Our decision process kind of boiled down to this: we like wider planks, we have tons of crazy kids, we live in an area with humidity, we plan on reselling the house at some point (hopefully with floors that still look good), engineered today seems like it is not the same as engineered ten years ago, and if you go a little thicker on the hardwood surface layer, then it can be altered in the future like hardwood can. In fact, the top layer on engineered is sometimes as thick as the portion that can actually be sanded over time on hardwood. Did we make the right choice? Jury’s out- it isn’t installed yet! But I’m so tired of this topic and so convinced that it is going to trump that green and gold linoleum that I’m not sure I even care anymore.
Yes the house is chaos, but that didn’t stop Christmas from coming. We put a large piece of leftover carpet in the living room to cover a chunk of the subfloor, the girls picked out the tallest tree we have ever had thanks to that gorgeous new ceiling, and I deep cleaned all of the windows in this room. Then I touched up and repainted all of the window trim which made a super visible change to the space.
During the past week before Christmas, the flooring team rebuilt the stairs which turned out great. Ronny and I have always dreamed of having un-creaky stairs and we finally have them!! They aren’t quite finished yet…nor are they childproof as you can see…

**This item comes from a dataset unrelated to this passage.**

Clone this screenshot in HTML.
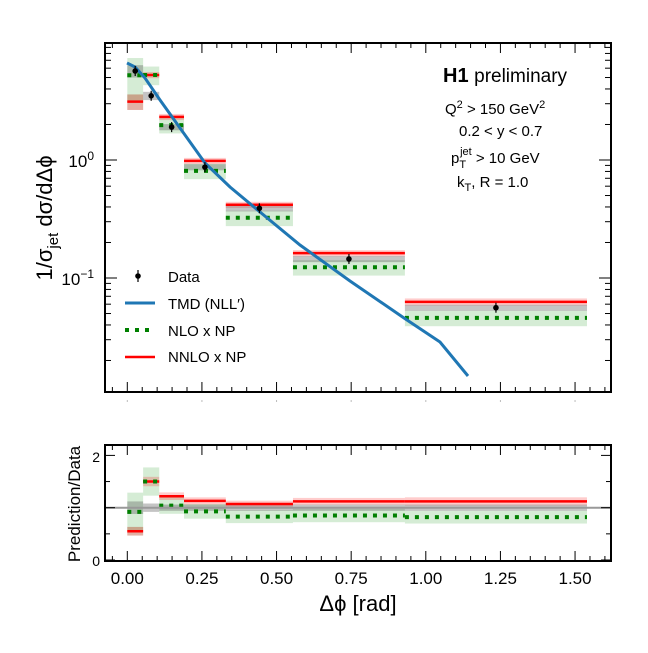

On Christmas Eve we had a cold storm roll in. The temp was around 20-26. What was the scheduled project for this chilly day? New front door.
Yes, my pink door is tragically gone, but it had to go. The sidelights were falling apart on the exterior and the entire framing around the door was allowing a lot of cold air and water to seep in. To top it off, the door has not been closing well the entire time we have lived here which means when the kids go in and out, it gets properly closed about half the time… at best. The linoleum was pulled up and the sub floor and even a few joists replaced due to water and termite damage. New front door meant we had a hole cut in the front of the house for several hours which was quite…drafty.
Thankfully they finished the install before the evening snow blew in. The entrance to our house was my least favorite part of this home when we purchased and it is now so radically different! I love the amount of light that pours in to the front now and I’m so excited for my pink magnolia we had planted in the front, now visible right through the doors, to bloom in just a few months!!